Sample Chapter: Avoid Living in the Wreckage of our Future

Over my wife’s thirty-plus years as an amputee, we’ve learned astonishing things about the human body, including phantom limb pain. Amputees can often feel the sensations and pain of a limb long since removed.

In what might be described as “reverse phantom limb pain,” caregivers often feel anguish over things that haven’t even occurred. Caregiving stress is hard enough without us adding to it by living in the wreckage of our future. Letting our imaginations run wild with all sorts of things that may happen wreaks havoc on us—and keep us in a constant state of agitation.

Each day often brings circumstances that tempt us to act out of fear and its frequent companion: rage. But we are not doomed to those behaviors. Each day can also offer the opportunity to respond rather than react.

My martial arts instructor often shared in training seminars, “Fight what’s closest—not what’s beyond our reach.” It’s a waste of time and resources to focus on battles that don’t exist, particularly when plenty of challenges daily stare us in the face.

Sample Chapter: The Opinions of Others

In 1986, my wife (then fiancé) underwent surgery on her right ankle to save her crushed leg. Although she ultimately lost both legs years later, hope remained in the driver’s seat at the time. While this surgery was her 22nd (best count) since her 1983 car accident, it was my first with her. Following the operation, the surgeon provided a favorable report, and everyone expressed relief. Stating she’d be in recovery for some time, he suggested, “You can’t see her for a while, so why don’t you take a break.”

Following “doctor’s orders,” I went to a movie.

I later learned of the clutched pearls and tongue clucking that occurred while I sat in the theater.

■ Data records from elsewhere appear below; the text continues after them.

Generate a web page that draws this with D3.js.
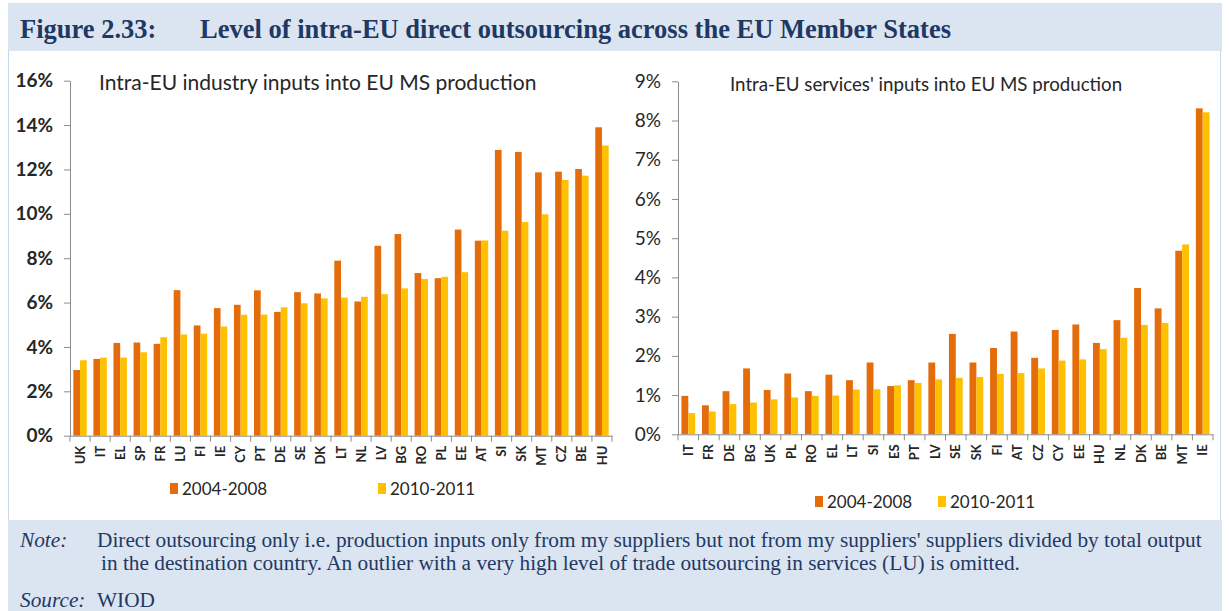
<!DOCTYPE html>
<html>
<head>
<meta charset="utf-8">
<script src="https://cdn.jsdelivr.net/npm/d3@7"></script>
<style>
  body { margin: 0; background: #fff; }
  svg text { font-family: Lato, "Open Sans", sans-serif; fill: #262626; }
  .serif { font-family: "Liberation Serif", "Times New Roman", serif; fill: #1f3864; }
  .axis path, .axis line { stroke: #8c8c8c; }
</style>
</head>
<body>
<svg id="fig" width="1229" height="611"></svg>
<script>
// industry inputs panel (% of output)
var indCats = ["UK","IT","EL","SP","FR","LU","FI","IE","CY","PT","DE","SE","DK","LT","NL","LV","BG","RO","PL","EE","AT","SI","SK","MT","CZ","BE","HU"];
var ind0408 = [2.96,3.46,4.18,4.20,4.14,6.56,4.97,5.75,5.90,6.55,5.58,6.47,6.41,7.89,6.05,8.56,9.09,7.33,7.10,9.29,8.79,12.88,12.79,11.87,11.90,12.02,13.90];
var ind1011 = [3.40,3.52,3.52,3.76,4.44,4.56,4.60,4.92,5.45,5.46,5.79,5.97,6.19,6.22,6.26,6.38,6.64,7.06,7.16,7.37,8.80,9.24,9.63,9.98,11.53,11.72,13.08];
var indTicks = [0,2,4,6,8,10,12,14,16];

// services inputs panel (% of output)
var svcCats = ["IT","FR","DE","BG","UK","PL","RO","EL","LT","SI","ES","PT","LV","SE","SK","FI","AT","CZ","CY","EE","HU","NL","DK","BE","MT","IE"];
var svc0408 = [0.98,0.74,1.10,1.68,1.13,1.55,1.10,1.52,1.38,1.83,1.23,1.38,1.83,2.56,1.83,2.20,2.62,1.95,2.66,2.80,2.33,2.91,3.73,3.21,4.68,8.31];
var svc1011 = [0.54,0.58,0.77,0.81,0.89,0.94,0.98,0.99,1.14,1.15,1.25,1.31,1.40,1.44,1.46,1.54,1.56,1.68,1.88,1.91,2.17,2.46,2.79,2.84,4.84,8.21];
var svcTicks = [0,1,2,3,4,5,6,7,8,9];

var seriesNames = ["2004-2008","2010-2011"];
var seriesColors = ["#E46C0A","#FFC000"];

var svg = d3.select("#fig");

// frame: header band, white body, note band
svg.append("rect").attr("x",8).attr("y",3).attr("width",1214).attr("height",48).attr("fill","#dbe5f1");
svg.append("rect").attr("x",8).attr("y",520).attr("width",1214).attr("height",91).attr("fill","#dbe5f1");
svg.append("line").attr("x1",8.5).attr("x2",8.5).attr("y1",51).attr("y2",520).attr("stroke","#c9d7ea");
svg.append("line").attr("x1",1220.5).attr("x2",1220.5).attr("y1",51).attr("y2",520).attr("stroke","#c9d7ea");

svg.append("text").attr("class","serif").attr("x",20).attr("y",38)
  .attr("font-size",26.5).attr("font-weight","bold").text("Figure 2.33:");
svg.append("text").attr("class","serif").attr("x",200).attr("y",38)
  .attr("font-size",26.5).attr("font-weight","bold")
  .text("Level of intra-EU direct outsourcing across the EU Member States");

var note = svg.append("g").attr("font-size",21.3);
note.append("text").attr("class","serif").attr("x",20).attr("y",547).attr("font-style","italic").text("Note:");
note.append("text").attr("class","serif").attr("x",97).attr("y",547)
  .text("Direct outsourcing only i.e. production inputs only from my suppliers but not from my suppliers' suppliers divided by total output");
note.append("text").attr("class","serif").attr("x",101).attr("y",570)
  .text("in the destination country. An outlier with a very high level of trade outsourcing in services (LU) is omitted.");
note.append("text").attr("class","serif").attr("x",20).attr("y",607).attr("font-style","italic").text("Source:");
note.append("text").attr("class","serif").attr("x",97).attr("y",607).text("WIOD");

function panel(cfg) {
  var g = svg.append("g");

  var x = d3.scaleBand().domain(cfg.cats).range([cfg.x0, cfg.x1]).padding(0);
  var y = d3.scaleLinear().domain([0, cfg.max]).range([cfg.y0, cfg.y1]);
  var sub = d3.scaleBand().domain([0,1]).range([0, x.bandwidth()]).paddingOuter(0.5);

  [cfg.a, cfg.b].forEach(function(vals, si) {
    g.selectAll(null)
      .data(cfg.cats)
      .enter().append("rect")
      .attr("x", function(c) { return x(c) + sub(si); })
      .attr("width", sub.bandwidth())
      .attr("y", function(c, i) { return y(vals[i]); })
      .attr("height", function(c, i) { return cfg.y0 - y(vals[i]); })
      .attr("fill", seriesColors[si]);
  });

  var ya = g.append("g")
    .attr("class","axis")
    .attr("transform","translate(" + cfg.x0 + ",0)")
    .call(d3.axisLeft(y).tickValues(cfg.ticks).tickFormat(function(d) { return d + "%"; })
      .tickSize(6).tickSizeOuter(0).tickPadding(cfg.yPad));
  ya.attr("font-family", null).attr("font-size", null);
  ya.selectAll("text").attr("font-size", cfg.ySize).attr("font-weight", cfg.yWeight);

  var xa = g.append("g")
    .attr("class","axis")
    .attr("transform","translate(0," + cfg.y0 + ")")
    .call(d3.axisBottom(x).tickSize(0).tickSizeOuter(0));
  xa.attr("font-family", null).attr("font-size", null);
  xa.selectAll("text")
    .attr("transform","rotate(-90)")
    .attr("text-anchor","end")
    .attr("x", -10).attr("y", 0).attr("dy","0.35em")
    .attr("font-size", 13).attr("font-weight", 700);

  // tick marks between categories
  xa.selectAll(".sep")
    .data(cfg.cats.concat([null]))
    .enter().append("line")
    .attr("class","sep")
    .attr("x1", function(c) { return c ? x(c) : cfg.x1; })
    .attr("x2", function(c) { return c ? x(c) : cfg.x1; })
    .attr("y1", 0).attr("y2", 6);

  g.append("text")
    .attr("x", cfg.titleX).attr("y", cfg.titleY)
    .attr("font-size", cfg.titleSize)
    .text(cfg.title);

  var lg = g.selectAll(".lg")
    .data(seriesNames)
    .enter().append("g")
    .attr("transform", function(d, i) { return "translate(" + cfg.legX[i] + "," + cfg.legY + ")"; });
  lg.append("rect").attr("x",0).attr("y",-6).attr("width",8).attr("height",11)
    .attr("fill", function(d, i) { return seriesColors[i]; });
  lg.append("text").attr("x",12).attr("y",0).attr("dy","0.35em")
    .attr("font-size", cfg.legSize).text(function(d) { return d; });
}

panel({
  cats: indCats, a: ind0408, b: ind1011, max: 16, ticks: indTicks,
  x0: 70, x1: 612, y0: 435.7, y1: 80.7,
  yPad: 11, ySize: 19, yWeight: 700,
  title: "Intra-EU industry inputs into EU MS production", titleX: 99, titleY: 90, titleSize: 21,
  legX: [170, 378], legY: 489, legSize: 17
});

panel({
  cats: svcCats, a: svc0408, b: svc1011, max: 9, ticks: svcTicks,
  x0: 678, x1: 1213, y0: 434.3, y1: 81.3,
  yPad: 11, ySize: 19, yWeight: 400,
  title: "Intra-EU services' inputs into EU MS production", titleX: 730, titleY: 91, titleSize: 18.7,
  legX: [815, 938], legY: 502, legSize: 17
});
</script>
</body>
</html>
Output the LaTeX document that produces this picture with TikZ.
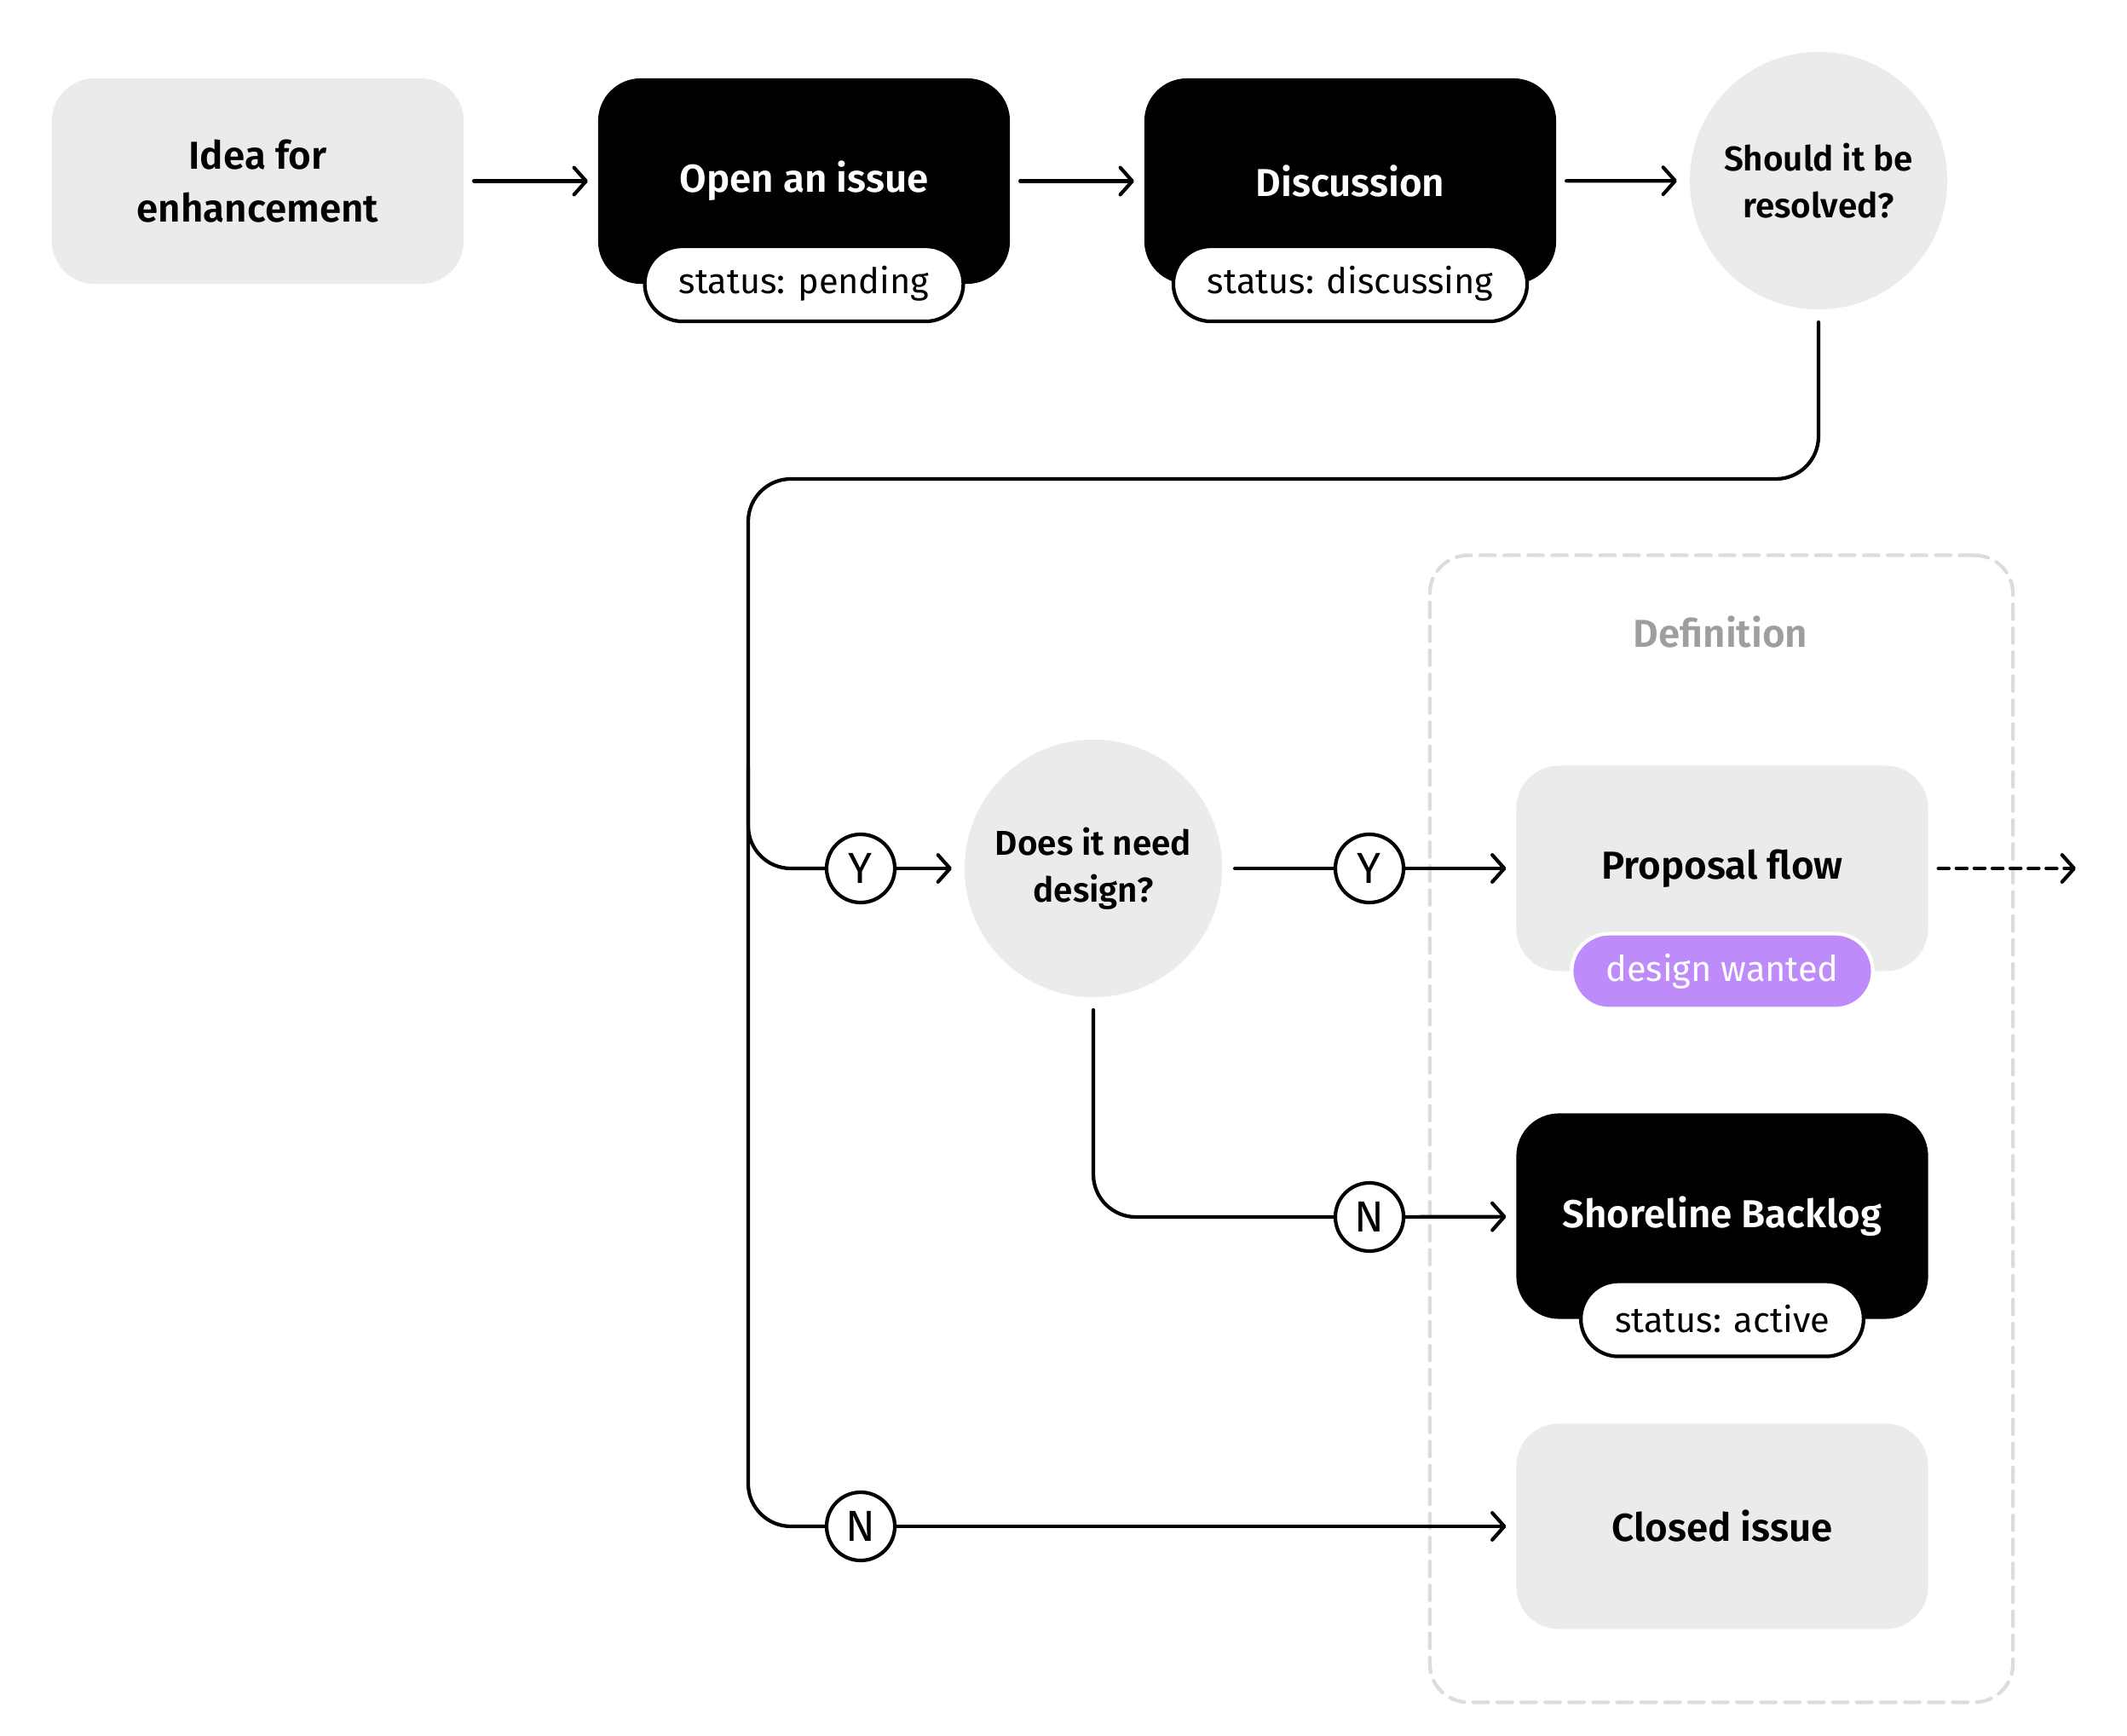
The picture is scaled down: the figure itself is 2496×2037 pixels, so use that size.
\documentclass[tikz,border=0pt]{standalone}
\usepackage{fontspec}
\setmainfont{Fira Sans}[BoldFont={Fira Sans SemiBold}]
\usetikzlibrary{arrows.meta}
\definecolor{boxgray}{HTML}{EBEBEB}
\definecolor{tagpurple}{HTML}{BE8CFA}
\definecolor{framegray}{HTML}{DCDCDC}
\definecolor{labelgray}{HTML}{9E9E9E}
\begin{document}
\begin{tikzpicture}[x=0.01cm, y=-0.01cm, line cap=round,
    box/.style={rounded corners=0.5cm, minimum width=4.83cm, minimum height=2.41cm, align=center, outer sep=0.12cm, font=\bfseries\fontsize{13}{17.5}\selectfont},
    lightbox/.style={box, fill=boxgray},
    darkbox/.style={box, fill=black, text=white},
    question/.style={circle, fill=boxgray, minimum size=3.02cm, inner sep=0pt, align=center, outer sep=0.15cm, font=\bfseries\fontsize{11.5}{15.5}\selectfont},
    tag/.style={rounded corners=0.44cm, minimum height=0.88cm, inner xsep=0.4cm, line width=1.2pt, font=\fontsize{11.8}{14}\selectfont},
    answer/.style={circle, draw, line width=1.2pt, fill=white, minimum size=0.8cm, inner sep=0pt, font=\fontsize{14.5}{15}\selectfont},
    flow/.style={line width=1.2pt, rounded corners=0.5cm},
    tip/.style={-{Straight Barb[length=4pt,width=9pt,round]}}]
      \useasboundingbox (0,0) rectangle (2496,2037);

      \node[draw=framegray, line width=1.2pt, dash pattern=on 5pt off 3pt, rounded corners=0.45cm, minimum width=6.84cm, minimum height=13.45cm] (definition) at (2020,1324.5) {};
      \node[text=labelgray, font=\bfseries\fontsize{13}{15}\selectfont] (deflabel) at (2019,742) {Definition};

      \node[lightbox] (idea) at (302.5,212.5) {Idea for\\enhancement};
      \node[darkbox] (issue) at (943.5,212.5) {Open an issue};
      \node[darkbox] (disc) at (1584.5,212.5) {Discussion};
      \node[question] (resolve) at (2134,212) {Should it be\\resolved?};

      \node[tag, draw=black, fill=white] (pending) at ([yshift=0.12cm]issue.south) {status: pending};
      \node[tag, draw=black, fill=white] (discussing) at ([yshift=0.12cm]disc.south) {status: discussing};

      \node[answer] (yes1) at (1010,1019) {Y};
      \node[question] (design) at (1283,1019) {Does it need\\design?};
      \node[answer] (yes2) at (1607,1019) {Y};
      \node[lightbox] (proposal) at (2021,1019) {Proposal flow};
      \node[tag, draw=white, fill=tagpurple, text=white] (wanted) at ([yshift=0.12cm]proposal.south) {design wanted};

      \node[answer] (no1) at (1607,1428) {N};
      \node[darkbox] (backlog) at (2021,1427) {Shoreline Backlog};
      \node[tag, draw=black, fill=white] (active) at ([yshift=0.12cm]backlog.south) {status: active};

      \node[answer] (no2) at (1010,1791) {N};
      \node[lightbox] (closed) at (2021,1791) {Closed issue};

      \coordinate (railtop) at (878,562);
      \coordinate (railmid) at (878,900);
      \coordinate (beyond) at (2436,1019);

      \draw[flow, tip] (idea) -- (issue);
      \draw[flow, tip] (issue) -- (disc);
      \draw[flow, tip] (disc) -- (resolve);
      \draw[flow] (resolve) |- (railtop) |- (no2);
      \draw[flow] (railmid) |- (yes1);
      \draw[flow, tip] (yes1) -- (design);
      \draw[flow] (design) -- (yes2);
      \draw[flow, tip] (yes2) -- (proposal);
      \draw[flow, tip, dash pattern=on 3.5pt off 2.5pt] (proposal) -- (beyond);
      \draw[flow] (design) |- (no1);
      \draw[flow, tip] (no1) -- (backlog);
      \draw[flow, tip] (no2) -- (closed);
    \end{tikzpicture}
\end{document}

One of them, a holy-roller type with a “My Other Car Is a Chariot of Fire” bumper sticker on her Cadillac, piled onto Gracie’s family about my inability to care for her.

Stunned at the response, I mistakenly allowed shame and fear of disapproval to drive future actions. That unfortunate pattern continued for years before learning to trust my instincts. I also better learned how to handled unsolicited opinions flung by the ill-informed and inexperienced. 

Trusting in our instincts while detaching from others’ disapproval helps avoid resentment while allowing clarity of thought—and caregivers desperately need to think clearly. It’s okay to watch a movie, go for a drive, take a walk, and by all means, keep firm boundaries with the “pearl clutchers!”

Sample Chapter: Quieten the Room

“We’ve done everything possible to save this leg, all that’s left is amputation. When you’re ready, we’ll have that conversation.”

Those words came from Gracie’s surgeon, following numerous operations to save her right leg—crushed and disfigured in her 1983 car accident. Everyone in Gracie’s life, including me, had an opinion about this—and Gracie understandably struggled mightily during this time. At twenty-five, with a toddler, the decision weighed heavily on her young heart.

Setting an appointment with our pastor, Bob, she limped into his office on her mangled right foot. As she sat quietly in his study, he stated, “Gracie, this room is off-limits to every other voice telling you what to do. My job is to help quieten the noise so you can hear your heart—and God’s leading.”

Gracie pondered for more than an hour while Pastor Bob sat at his desk. No words passed between them. Finally, Gracie looked up with tear-filled eyes and said, “I’m terrified of doing this,” she whispered. Gaining strength, she continued, “But I can’t live this way any longer—it’s got to come off.”

Nodding somberly, he assured Gracie he’d be with her through the ordeal—and he kept his word.

Sometimes the greatest gift we can give to others struggling with heartbreaking decisions is to clear the room, quieten the noise, and sit with them. Most know what needs to be done, but need a quiet place to process the fear and heartache—while assured that they’re not alone.